Как побеждают на выборах с помощью падения экономики

Довольно частое явление на постсоветском пространстве — мнение о том, что предприятия должны быть государственными. Естественно, главным экспортером этой идеи  является само государство. Но не все понимают, с какой целью это делаются.

Лукашенко

Общеизвестно, что так или иначе, находясь в той или иной форме собственности, любое предприятие будет платить налоги в государственный бюджет. При этом минимальное участие государства на рынке и максимальная доля частной собственности — всегда залог экономического роста и развития. Зачем же государство путем поддержки присутствия гос. предприятий искусственно ограничивает рост экономики, которым вполне могло бы похвастаться перед следующими выборами? Пропаганда пропагандой, но реальные аргументы и показатели роста — всегда более веский аргумент проголосовать за твою кандидатуру, чем рассказы про «стабильность», «единство» и т.д.

С точки зрения большинства постсоветских государств, где доминируют режимы от гибридного до авторитарного, частный сектор — это потенциальные смутьяны и база протеста, а бюджетники — наиболее лояльный электорат. Государство содержит их предприятия, сохраняет их избыточные и низкопроизводительные рабочие места. Потеряв работу — они со своими навыками и компетенциями еще очень нескоро смогут найти другую, они очень боятся попадания на рынок труда. Они склонны поддерживать любой статус-кво, сбережение текущего положения вещей любой ценой. Попытаться сохранить власть путем банкротства независимых отраслей экономики, путем уничтожения социальной базы протеста — на это идут многие лидеры стран бывшего СССР и не только.

Еще один способ перевернуть низкий уровень жизни в свою пользу на выборах — эмиграция. Сила авторитарных моделей нашего дня — принципиальное не препятствие выезду, открытые в обе стороны границы. Расчет очень прост: недовольство не должно копиться внутри, нас не должна постичь судьба тоталитарных экспериментов, все недовольные просто должны уехать, а остаться — либо те, кто нас напрямую поддерживает, либо те, у кого нет другого выхода. У Беларуси с Украиной и России сильно отличается географическое положение, что влияет и на структуру и на перспективы эмиграции.
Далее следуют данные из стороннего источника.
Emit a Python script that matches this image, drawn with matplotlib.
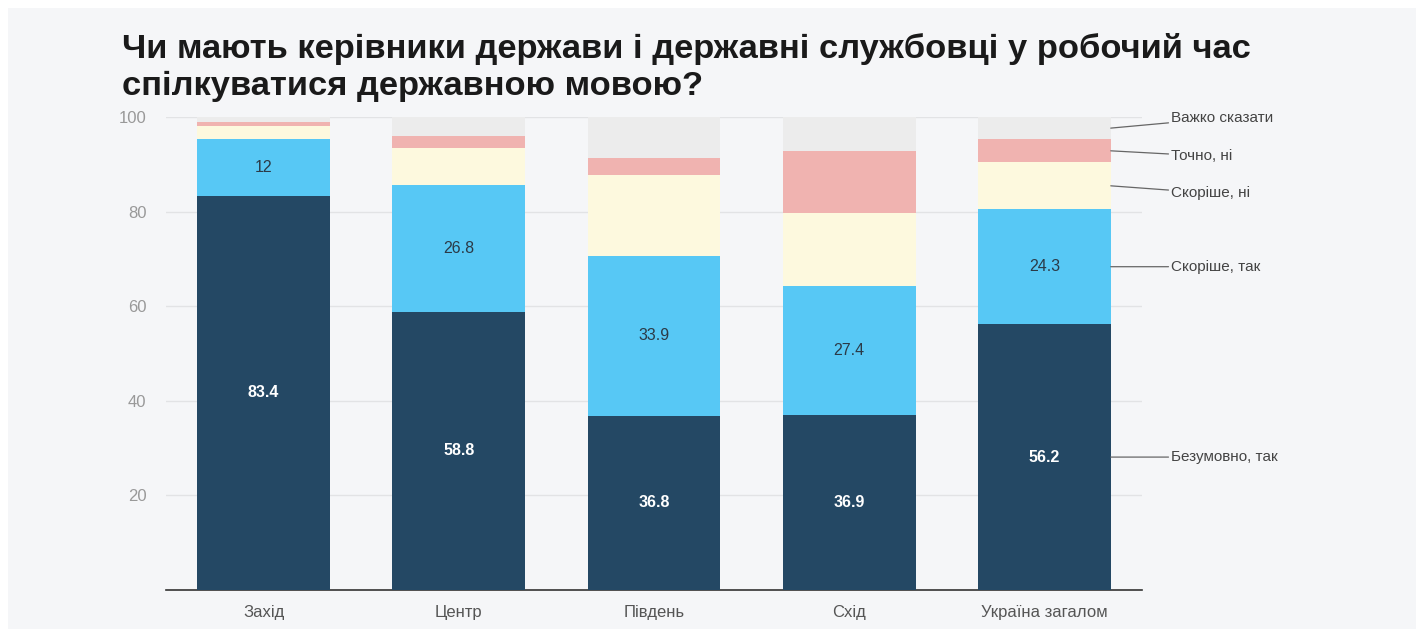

Например, из Минска до границы с Польшей — меньше трехсот километров, три часа на машине. До Берлина или Праги — тысяча километров, день пути, не принципиально больше, чем от Москвы — до Питера. Все очень рядом, очень много граждан либо регулярно ездят в ЕС на заработки, либо просто живут, отправляя деньги семьям. Тоже самое и с Украиной: жители ее западной и центральной части находятся в считанных часах от границы с ЕС. Если же вы живете в России за Уралом — Европа может казаться далекой и страшной, но для белоруса — это протянуть руку. Но там другая жизнь, в той же Польше минимальная зарплата 610 евро — в полтора раза выше, чем официальные средние 500 долларов на родине, которые, судя по всему, существуют только в воображении государственной службы статистики.

Потому эмиграция — это, с одной стороны, существенный удар по экономике и перспективам страны, потому что самые образованные, энергичные и предприимчивые уедут в первую очередь. Получивший диплом за счет белорусского налогоплательщика инженер будет создавать добавленную стоимость в Германии, а украинский программист с радостью поддержит развитие польской компании. Но с другой стороны, эмиграция— это фактор устойчивости режима.

Мы долгие годы слышали об “ужасающем миграционном давлении” на Европу с ближнего востока, под которым она вот-вот рухнет (спойлер: больше не слышим и не рухнула, а цифры миграции вообще не были выдающимися). При этом масштабная депопуляция Венесуэлы, например, особо не освещалась, хотя именно массовый отъезд почти всех граждан, которые вообще могли уехать, не менее 5 млн из 30 млн населения — это важнейший фактор, благодаря которому Николас Мадуро по прежнему удерживает власть.

Плохо ли это для страны? Очень плохо. Убивает ли это экономику? Конечно. Делает ли это режим более устойчивым? Безусловно.